She goes up to Sac-town to see her parents. I asked Lance and D if they wanted to hang out. They couldn’t. Why? They were so fucking baked, that they were literally too stupid to answer a phone. I swear, when I did get them to answer, they kept repeating the word “phone” over and over again and giggling. Then one of them has the notion to say, “Let’s find out the etymology of phone.” Not only was I shocked at their knowledge of the word “etymology,” but that they then decided that this was their new word to repeat.

So I get to the party, down and lonely and I started to drink. It’s my co-workers Mark’s birthday party, and I was looking to celebrate him! Yet I don’t remember ever once talking to him or wishing him a happy birthday. So now that I remember that, my douche flag seems to be raised higher.

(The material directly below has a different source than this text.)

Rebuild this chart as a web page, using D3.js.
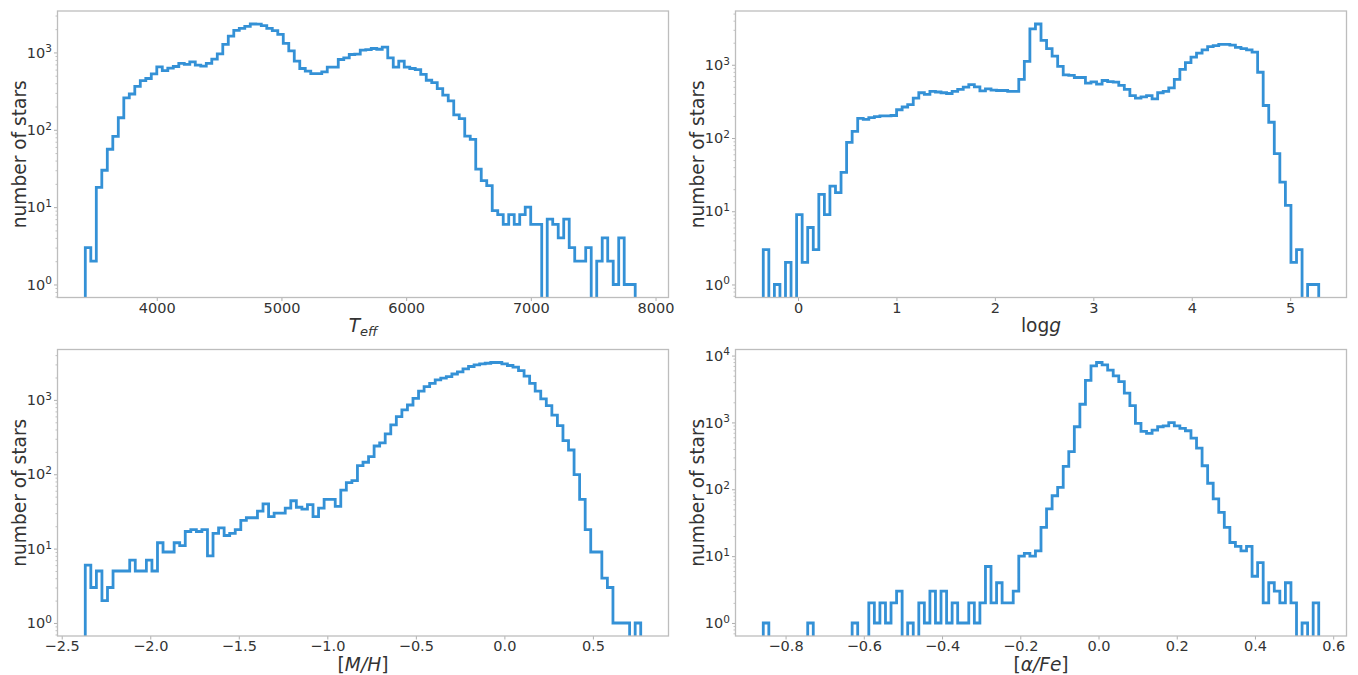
<!DOCTYPE html>
<html>
<head>
<meta charset="utf-8">
<script src="https://cdn.jsdelivr.net/npm/d3@7"></script>
<style>
  body { margin: 0; background: #fff; }
  svg { display: block; }
  text { font-family: "DejaVu Sans", sans-serif; }
</style>
</head>
<body>
<svg id="chart" width="1358" height="675"></svg>
<script>
// Star counts per bin (100 equal-width bins each), log-scaled y axis.
const teffCounts = [
  3, 2, 18, 30, 56, 82, 143, 258, 290, 365,
  433, 460, 528, 650, 583, 626, 658, 720, 700, 756,
  684, 665, 720, 820, 960, 1270, 1630, 1930, 2050, 2170,
  2330, 2320, 2220, 2050, 1910, 1710, 1310, 1050, 770, 620,
  573, 533, 533, 560, 645, 645, 810, 850, 940, 950,
  1070, 1090, 1125, 1100, 1170, 850, 645, 770, 645, 620,
  600, 520, 437, 407, 340, 280, 236, 156, 139, 83,
  75, 31, 22, 19, 9, 8, 6, 8, 6, 8,
  10, 6, 6, 0, 7, 6, 4, 7, 3, 2,
  2, 3, 0, 2, 4, 2, 1, 4, 1, 1
];
const teffRange = [3427, 7837];
const teffDomain = [3204, 8104];
const teffTicks = [4000, 5000, 6000, 7000, 8000];

const loggCounts = [
  3, 0, 1, 0, 2, 0, 9, 2, 6, 3,
  17, 9, 22, 18, 34, 87, 123, 185, 180, 190,
  196, 200, 200, 203, 243, 265, 285, 350, 415, 395,
  432, 425, 415, 405, 432, 460, 495, 535, 500, 440,
  470, 450, 445, 445, 432, 432, 630, 1110, 3100, 3600,
  2150, 1660, 1310, 950, 730, 716, 670, 670, 560, 585,
  545, 610, 590, 580, 523, 460, 380, 350, 365, 380,
  343, 415, 432, 485, 630, 865, 1070, 1270, 1440, 1600,
  1770, 1820, 1900, 1900, 1850, 1730, 1660, 1600, 1490, 790,
  278, 164, 61, 25, 12, 2, 3, 0, 1, 1
];
const loggRange = [-0.353, 5.29];
const loggTicks = [0, 1, 2, 3, 4, 5];

const mhCounts = [
  6, 3, 5, 2, 3, 5, 5, 5, 7, 5,
  5, 7, 5, 12, 9, 9, 12, 11, 17, 18,
  17, 18, 8, 16, 19, 15, 16, 18, 24, 26,
  26, 32, 40, 27, 30, 30, 35, 44, 36, 34,
  39, 27, 35, 46, 46, 37, 61, 77, 82, 131,
  145, 173, 240, 265, 350, 460, 597, 733, 853, 1050,
  1310, 1510, 1670, 1860, 1960, 2050, 2230, 2380, 2610, 2810,
  2960, 3050, 3110, 3180, 3180, 3050, 2900, 2750, 2480, 2090,
  1670, 1310, 1030, 835, 625, 452, 283, 212, 99, 46,
  18, 9, 9, 4, 3, 1, 1, 1, 0, 1
];
const mhRange = [-2.367, 0.770];
const mhTicks = [-2.5, -2.0, -1.5, -1.0, -0.5, 0.0, 0.5];

const afeCounts = [
  1, 0, 0, 0, 0, 0, 0, 0, 1, 0,
  0, 0, 0, 0, 0, 0, 1, 0, 0, 2,
  1, 2, 1, 2, 3, 0, 1, 0, 2, 1,
  3, 1, 3, 1, 2, 1, 1, 2, 1, 2,
  7, 2, 4, 2, 2, 3, 10, 11, 10, 12,
  27, 51, 80, 107, 220, 365, 862, 1870, 4270, 7000,
  7870, 7250, 6040, 4970, 4090, 2740, 1780, 966, 734, 685,
  768, 862, 890, 990, 890, 812, 750, 584, 414, 225,
  123, 72, 45, 27, 16, 14, 12, 14, 5, 8,
  2, 4, 3, 2, 4, 2, 0, 1, 0, 2
];
const afeRange = [-0.857, 0.563];
const afeTicks = [-0.8, -0.6, -0.4, -0.2, 0.0, 0.2, 0.4, 0.6];

const yTitle = "number of stars";

// Axis titles as runs of text: roman / italic / subscript
const teffLabel = [{ t: "T", it: true }, { t: "eff", it: true, sub: true }];
const loggLabel = [{ t: "log" }, { t: "g", it: true }];
const mhLabel = [{ t: "[" }, { t: "M/H", it: true }, { t: "]" }];
const afeLabel = [{ t: "[" }, { t: "α/Fe", it: true }, { t: "]" }];

const panels = [
  { counts: teffCounts, range: teffRange, domain: teffDomain, ticks: teffTicks, fmt: d3.format("d"), label: teffLabel, col: 0, row: 0 },
  { counts: loggCounts, range: loggRange, ticks: loggTicks, fmt: d3.format("d"), label: loggLabel, col: 1, row: 0 },
  { counts: mhCounts, range: mhRange, ticks: mhTicks, fmt: d3.format(".1f"), label: mhLabel, col: 0, row: 1 },
  { counts: afeCounts, range: afeRange, ticks: afeTicks, fmt: d3.format(".1f"), label: afeLabel, col: 1, row: 1 }
];

// Layout of the 2x2 grid
const colX = [57.5, 735.5];
const rowY = [11, 349.5];
const plotW = 611;
const plotH = 286.5;
const lineColor = "#3491d6";
const textColor = "#333";
const spineColor = "#bdbdbd";

const svg = d3.select("#chart");

panels.forEach((p, idx) => {
  const x0 = colX[p.col], y0 = rowY[p.row];
  const g = svg.append("g").attr("transform", `translate(${x0},${y0})`);

  // x domain: given explicitly, or the bin range padded by 5% on each side
  const span = p.range[1] - p.range[0];
  const x = d3.scaleLinear()
    .domain(p.domain || [p.range[0] - 0.05 * span, p.range[1] + 0.05 * span])
    .range([0, plotW]);

  // y domain: log range of positive counts, padded by 5% in log space
  const pos = p.counts.filter(c => c > 0);
  const lmin = Math.log10(d3.min(pos)), lmax = Math.log10(d3.max(pos));
  const lspan = lmax - lmin;
  const y = d3.scaleLog()
    .domain([Math.pow(10, lmin - 0.05 * lspan), Math.pow(10, lmax + 0.05 * lspan)])
    .range([plotH, 0]);

  const clipId = "clip" + idx;
  g.append("clipPath").attr("id", clipId)
    .append("rect").attr("width", plotW).attr("height", plotH);

  // Step outline of the histogram; empty bins drop below the frame
  const n = p.counts.length;
  const bw = span / n;
  const floorY = plotH + 20;
  const yv = c => (c > 0 ? y(c) : floorY);
  const pts = [[x(p.range[0]), floorY]];
  p.counts.forEach((c, i) => {
    pts.push([x(p.range[0] + i * bw), yv(c)]);
    pts.push([x(p.range[0] + (i + 1) * bw), yv(c)]);
  });
  pts.push([x(p.range[1]), floorY]);

  g.append("path")
    .attr("clip-path", `url(#${clipId})`)
    .attr("d", d3.line()(pts))
    .attr("fill", "none")
    .attr("stroke", lineColor)
    .attr("stroke-width", 2.8)
    .attr("stroke-linejoin", "miter");

  // y axis: major ticks at powers of ten, minor ticks in between
  const [dlo, dhi] = y.domain();
  const majors = [], minors = [];
  for (let e = Math.floor(Math.log10(dlo)); e <= Math.ceil(Math.log10(dhi)); e++) {
    for (let k = 1; k <= 9; k++) {
      const v = k * Math.pow(10, e);
      if (v < dlo || v > dhi) continue;
      (k === 1 ? majors : minors).push(v);
    }
  }
  const yMinor = g.append("g").call(d3.axisLeft(y).tickValues(minors).tickSize(2).tickFormat(""));
  yMinor.select(".domain").remove();
  yMinor.selectAll("line").attr("stroke", "#999").attr("stroke-width", 0.6);

  const yAxis = g.append("g").call(d3.axisLeft(y).tickValues(majors).tickSize(3.5).tickPadding(2));
  yAxis.select(".domain").remove();
  yAxis.selectAll("line").attr("stroke", "#999").attr("stroke-width", 0.8);
  yAxis.selectAll(".tick text").each(function (d) {
    const t = d3.select(this).text(null)
      .attr("font-size", 14.5).attr("fill", textColor)
      .attr("font-family", "DejaVu Sans, sans-serif");
    t.append("tspan").text("10");
    t.append("tspan").attr("dy", "-0.5em").attr("font-size", 10.5)
      .text(Math.round(Math.log10(d)));
  });

  // x axis
  const xAxis = g.append("g").attr("transform", `translate(0,${plotH})`)
    .call(d3.axisBottom(x).tickValues(p.ticks).tickFormat(p.fmt).tickSize(3.5).tickPadding(1.5));
  xAxis.select(".domain").remove();
  xAxis.selectAll("line").attr("stroke", "#999").attr("stroke-width", 0.8);
  xAxis.selectAll("text").attr("font-size", 14.5).attr("fill", textColor)
    .attr("font-family", "DejaVu Sans, sans-serif");

  // x title
  const xt = g.append("text")
    .attr("x", plotW / 2).attr("y", plotH + 34.5)
    .attr("text-anchor", "middle")
    .attr("font-size", 18.6).attr("fill", textColor);
  p.label.forEach(part => {
    const s = xt.append("tspan").text(part.t);
    if (part.it) s.attr("font-style", "italic");
    if (part.sub) s.attr("font-size", 13).attr("dy", 4);
  });

  // frame
  g.append("rect").attr("width", plotW).attr("height", plotH)
    .attr("fill", "none").attr("stroke", spineColor).attr("stroke-width", 1.3);

  // y title
  g.append("text")
    .attr("transform", `translate(${-31.5},${plotH / 2}) rotate(-90)`)
    .attr("text-anchor", "middle")
    .attr("font-size", 18.6).attr("fill", textColor)
    .text(yTitle);
});
</script>
</body>
</html>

At some point I was in his living room…or his laundry room. I’m not sure. All of a sudden, Willow showed up and starts talking to me. (For the home game, she’s the ex-girlfriend. She’s psychotic, and she still has a thing for me. Oh and yeah…she’s my co-worker, too. Well actually my manager. But who’s counting.) She started chatting me up and I chatted her up. It was a regular chat-fest!

That’s all I remember. That’s all my brain allows me to remember.

I woke up this morning with Stacy next to me. Not sure how or when she got in. But she was there next to me, and awake before me. She ran her hand through my hair, and said that she’s sorry. That she was wrong to say that I don’t care about our future together and that she understands where I’m coming from about not wanting to leave Lance and D (even though she can’t stand them). Which is wonderful. She kissed me, made a joke that I smell like a mini-bar, and she left for work.

But I felt like something was off. Something happened last night that caused my heart to race. So I did the aforementioned exercises, and of course it doesn’t work. Then went to my phone to find a text message from, not Stacy, but Willow.

“Morning. <3”

Why is there a fucking heart on that message!? ON a whim, and as if hit by a sudden flash of memory, I went to my phone’s photos.

That’s when I damn near had a stroke. There are multiple photos of Willow and I, in a laundry room having sex. These are legit photos.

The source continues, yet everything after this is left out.